Zamudio estimated that more than half of those in drug treatment centers are there against their will, sent by family members with the help of police.

At most centers, hardened addicts are made to go cold turkey.

"There are multiple accounts of abuses occurring in drug abuse treatment centers, suggesting an urgent need for more regulation by the government and a more rigorous certification for the centers that operate. Using fear and the threat of physical abuse is no way to treat an addiction," said Maureen Meyer, associate for Mexico and Central America at the Washington Office on Latin America, a human rights advocacy group.

In Michoacan state, northwest of Mexico City, a leader of La Familia drug syndicate told police last year that the cartel recruited from drug treatment centers known as Gratitude Refuges, weaning addicts from amphetamines, instilling loyalty to the cartel and training them as killers — under threat of death. The leader, Rafael Cedeno, said the cartel had recruited thousands of members that way.

In Sinaloa, the Pacific Coast state that's the cradle of Mexico's narcotics industry, drug and alcohol abuse are high. The state has 135 known treatment centers.

"Some of them were in deplorable condition earlier," said German Leon Guerrero, the chief of the Sinaloan Council on Addictions. "I think Guantanamo was paradise compared to these places."

Under his tenure, Leon said, state regulations have tightened, and food and hygiene at the centers have improved. He defended the right of families to commit relatives against their will, however.

"Many of these people are in a state of psychotic shock, either from lack of drugs or an overdose," Leon said. "When you are psychotic, we have to use force."

Calderon's strategy of using the Mexican army and marines to combat drug traffickers along the border with the United States has hindered smuggling, so cartels encourage drug use at home, said Esteban Ramirez Alvarez, the president of the Sinaloan Federation of Rehabilitation Centers.

Teenage users of crystal methamphetamine, a highly addictive stimulant, "become easy prey for the organized criminal groups," Ramirez said.

Some end up in drug treatment centers after gunning down opponents or crossing rivals, he said.

"If one of them comes into a center, and has a debt pending, that's when the danger begins that a gang will want to come and take action," he said.

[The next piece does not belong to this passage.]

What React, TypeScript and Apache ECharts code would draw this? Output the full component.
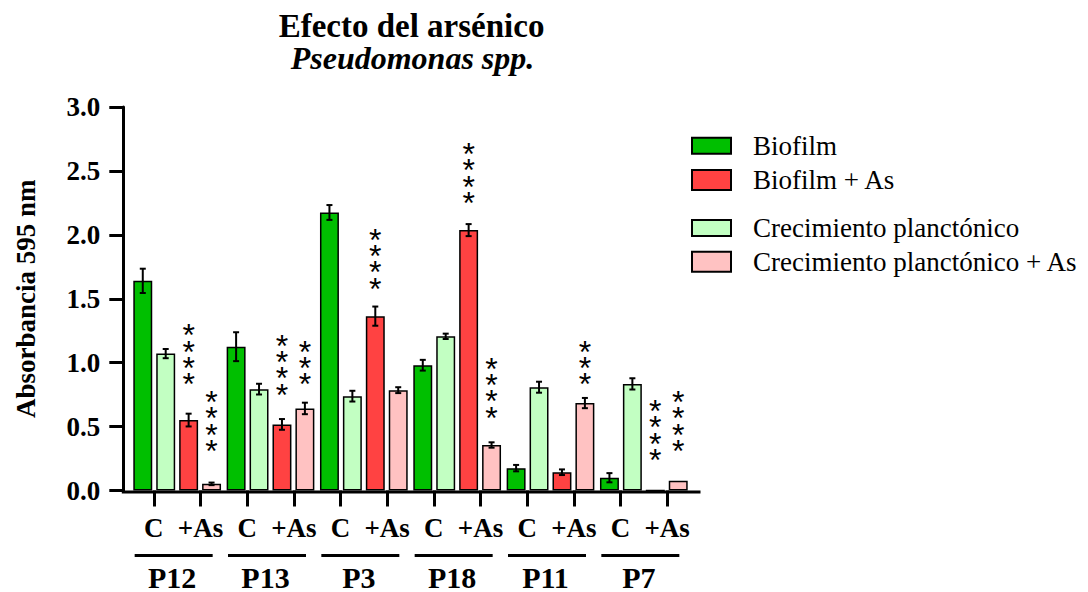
import React, { useEffect, useRef } from 'react';
import * as echarts from 'echarts';

// Strains and the two conditions shown under each one
const groups = ['P12', 'P13', 'P3', 'P18', 'P11', 'P7'];
const conditionLabels = ['C', '+As'];

// Absorbance at 595 nm (mean) and its error (±)
const biofilm = [1.64, 1.125, 2.175, 0.98, 0.175, 0.1];
const biofilmErr = [0.095, 0.113, 0.058, 0.042, 0.025, 0.036];
const planktonic = [1.071, 0.793, 0.738, 1.206, 0.808, 0.834];
const planktonicErr = [0.036, 0.042, 0.042, 0.021, 0.043, 0.044];
const biofilmAs = [0.551, 0.517, 1.364, 2.037, 0.143, 0];
const biofilmAsErr = [0.05, 0.042, 0.075, 0.047, 0.022, 0];
const planktonicAs = [0.052, 0.642, 0.785, 0.356, 0.684, 0.076];
const planktonicAsErr = [0.01, 0.045, 0.023, 0.021, 0.04, 0];

// Significance marks: number of asterisks and the absorbance level of the lowest one
const biofilmAsStars = [4, 4, 4, 4, 0, 4];
const biofilmAsStarLevel = [0.83, 0.75, 1.58, 2.25, 0, 0.24];
const planktonicAsStars = [4, 3, 0, 4, 3, 4];
const planktonicAsStarLevel = [0.31, 0.83, 0, 0.57, 0.83, 0.31];

const yMin = 0;
const yMax = 3;
const yStep = 0.5;

const seriesNames = ['Biofilm', 'Crecimiento planctónico', 'Biofilm + As', 'Crecimiento planctónico + As'];
const seriesColors = ['#00bf00', '#c2ffc2', '#ff4242', '#ffc2c2'];

const SERIF = '"Liberation Serif", "Times New Roman", Times, serif';
const SANS = '"Liberation Sans", Arial, sans-serif';

const GRID_LEFT = 130.5;
const GRID_TOP = 107;
const GRID_WIDTH = 560;
const GRID_HEIGHT = 385;
const Y_AXIS_OFFSET = 7.2;
const CAT_GAP = 0.06;
const BAR_GAP = 0.21;
const STAR_STEP = 16.3;

export default function App() {
  const ref = useRef<HTMLDivElement>(null);

  useEffect(() => {
    const chart = echarts.init(ref.current!, null, { renderer: 'svg' });

    const means = [biofilm, planktonic, biofilmAs, planktonicAs];
    const errs = [biofilmErr, planktonicErr, biofilmAsErr, planktonicAsErr];
    const stars = [groups.map(() => 0), groups.map(() => 0), biofilmAsStars, planktonicAsStars];
    const starLevels = [groups.map(() => 0), groups.map(() => 0), biofilmAsStarLevel, planktonicAsStarLevel];

    const annotations: number[][] = [];
    groups.forEach((_, g) => {
      means.forEach((m, s) => {
        annotations.push([g, s, m[g], errs[s][g], stars[s][g], starLevels[s][g]]);
      });
    });

    const subCategories = groups.flatMap((g) => conditionLabels.map((c) => `${g}|${c}`));

    const legendBase = {
      orient: 'vertical',
      left: 691,
      padding: 0,
      icon: 'rect',
      itemWidth: 39,
      selectedMode: false,
      itemStyle: { borderColor: '#000', borderWidth: 2 },
      textStyle: {
        fontFamily: SERIF,
        fontSize: 27,
        color: '#000',
        lineHeight: 28,
        padding: [0, 0, 0, 17],
      },
    };

    const axisX = GRID_LEFT - Y_AXIS_OFFSET;
    const axisY = GRID_TOP + GRID_HEIGHT;

    chart.setOption({
      animation: false,
      backgroundColor: '#fff',
      title: [
        {
          text: 'Efecto del arsénico',
          left: 411.5,
          top: 10,
          padding: 0,
          textAlign: 'center',
          textStyle: { fontFamily: SERIF, fontWeight: 'bold', fontSize: 33, lineHeight: 31, color: '#000' },
        },
        {
          text: 'Pseudomonas spp.',
          left: 412.5,
          top: 42,
          padding: 0,
          textAlign: 'center',
          textStyle: {
            fontFamily: SERIF,
            fontWeight: 'bold',
            fontStyle: 'italic',
            fontSize: 32,
            lineHeight: 31,
            color: '#000',
          },
        },
      ],
      legend: [
        { ...legendBase, data: ['Biofilm'], top: 131.7, itemHeight: 16 },
        { ...legendBase, data: ['Biofilm + As'], top: 166, itemHeight: 20 },
        { ...legendBase, data: ['Crecimiento planctónico'], top: 214, itemHeight: 16 },
        { ...legendBase, data: ['Crecimiento planctónico + As'], top: 247.7, itemHeight: 20 },
      ],
      grid: { left: GRID_LEFT, top: GRID_TOP, width: GRID_WIDTH, height: GRID_HEIGHT, containLabel: false },
      xAxis: [
        {
          type: 'category',
          data: groups,
          axisLine: { show: false },
          axisTick: { show: false },
          axisLabel: { show: false },
        },
        {
          type: 'category',
          data: subCategories,
          position: 'bottom',
          axisLine: { show: false },
          axisTick: { show: true, alignWithLabel: true, length: 16, lineStyle: { color: '#000', width: 3 } },
          axisLabel: {
            interval: 0,
            margin: 24,
            formatter: (v: string) => v.split('|')[1],
            fontFamily: SERIF,
            fontWeight: 'bold',
            fontSize: 27,
            color: '#000',
          },
        },
        {
          type: 'category',
          data: groups,
          position: 'bottom',
          axisLine: { show: false },
          axisTick: { show: false },
          axisLabel: {
            interval: 0,
            margin: 63.5,
            formatter: (v: string) => `{l| }{gapL| }\n{n|${v}}{gapN| }`,
            rich: {
              l: { width: 78, height: 3, lineHeight: 3, fontSize: 3, backgroundColor: '#000' },
              gapL: { width: 7, height: 3, lineHeight: 3, fontSize: 3 },
              n: { fontFamily: SERIF, fontWeight: 'bold', fontSize: 30, lineHeight: 40, color: '#000' },
              gapN: { width: 10, fontSize: 3 },
            },
          },
        },
      ],
      yAxis: {
        type: 'value',
        min: yMin,
        max: yMax,
        interval: yStep,
        offset: Y_AXIS_OFFSET,
        splitLine: { show: false },
        axisLine: { show: true, lineStyle: { color: '#000', width: 3 } },
        axisTick: { show: true, length: 14, lineStyle: { color: '#000', width: 3 } },
        axisLabel: {
          margin: 23,
          formatter: (v: number) => v.toFixed(1),
          fontFamily: SERIF,
          fontWeight: 'bold',
          fontSize: 27,
          color: '#000',
        },
        name: 'Absorbancia 595 nm',
        nameLocation: 'middle',
        nameGap: 84,
        nameTextStyle: { fontFamily: SERIF, fontWeight: 'bold', fontSize: 27, color: '#000' },
      },
      graphic: [
        {
          type: 'line',
          z: 100,
          shape: { x1: axisX - 1.5, y1: axisY, x2: GRID_LEFT + GRID_WIDTH + 10, y2: axisY },
          style: { stroke: '#000', lineWidth: 3 },
        },
      ],
      series: [
        ...seriesNames.map((name, i) => ({
          type: 'bar',
          name,
          xAxisIndex: 0,
          yAxisIndex: 0,
          data: means[i],
          barGap: `${BAR_GAP * 100}%`,
          barCategoryGap: `${CAT_GAP * 100}%`,
          itemStyle: { color: seriesColors[i], borderColor: '#000', borderWidth: 1.5 },
          silent: true,
        })),
        {
          type: 'custom',
          xAxisIndex: 0,
          yAxisIndex: 0,
          silent: true,
          z: 10,
          encode: { x: 0, y: 2 },
          data: annotations,
          renderItem: (_params: any, api: any) => {
            const g = api.value(0);
            const s = api.value(1);
            const mean = api.value(2);
            const err = api.value(3);
            const n = api.value(4);
            const level = api.value(5);
            const band = api.size([1, 0])[0];
            const inner = band * (1 - CAT_GAP);
            const w = inner / (4 + 3 * BAR_GAP);
            const x = api.coord([g, 0])[0] - inner / 2 + w / 2 + s * w * (1 + BAR_GAP);
            const children: any[] = [];
            if (err > 0) {
              const yt = api.coord([g, mean + err])[1];
              const yb = api.coord([g, mean - err])[1];
              const cap = 3;
              const style = { stroke: '#000', lineWidth: 2 };
              children.push({ type: 'line', shape: { x1: x, y1: yt, x2: x, y2: yb }, style });
              children.push({ type: 'line', shape: { x1: x - cap, y1: yt, x2: x + cap, y2: yt }, style });
              children.push({ type: 'line', shape: { x1: x - cap, y1: yb, x2: x + cap, y2: yb }, style });
            }
            // column of asterisks, the lowest one centred on its level
            const base = api.coord([g, level])[1];
            for (let k = 0; k < n; k++) {
              children.push({
                type: 'text',
                x,
                y: base - k * STAR_STEP,
                style: {
                  text: '*',
                  fontFamily: SANS,
                  fontSize: 32,
                  fill: '#000',
                  align: 'center',
                  verticalAlign: 'middle',
                },
              });
            }
            return { type: 'group', children };
          },
        },
      ],
    });

    return () => chart.dispose();
  }, []);

  return (
    <div
      ref={ref}
      style={{ position: 'fixed', left: 0, top: 0, width: 1088, height: 592, background: '#fff' }}
    />
  );
}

One confessed cocaine addict with deeply bloodshot eyes, Fernando Valentino de la Rosa, 27, shrugged off the threat that gunmen might attack the rehab center in northern Culiacan where he's receiving treatment.

"When you live in a society as violent as it is here in Sinaloa, there is always fear," he said.


In 2009:

May 31 — Five slain at Ciudad Juarez's Life Without Addictions Center.

Sept. 2 — Eighteen people killed at the El Aliviane center in Ciudad Juarez.

Sept. 16 — Ten killed at the Life rehabilitation center in Ciudad Juarez.

In 2010:

June 10 — Nineteen people slain in the Faith and Life clinic in Chihuahua City. Most were thought to belong to Los Mexicles, a gang linked to the Sinaloa cartel, which is at war with the Juarez cartel.

June 17 — Six people killed in Ciudad Juarez's Integral Rehabilitation Clinic.

June 27 — Nine people killed and nine wounded in an attack on the Force for Life center in Durango.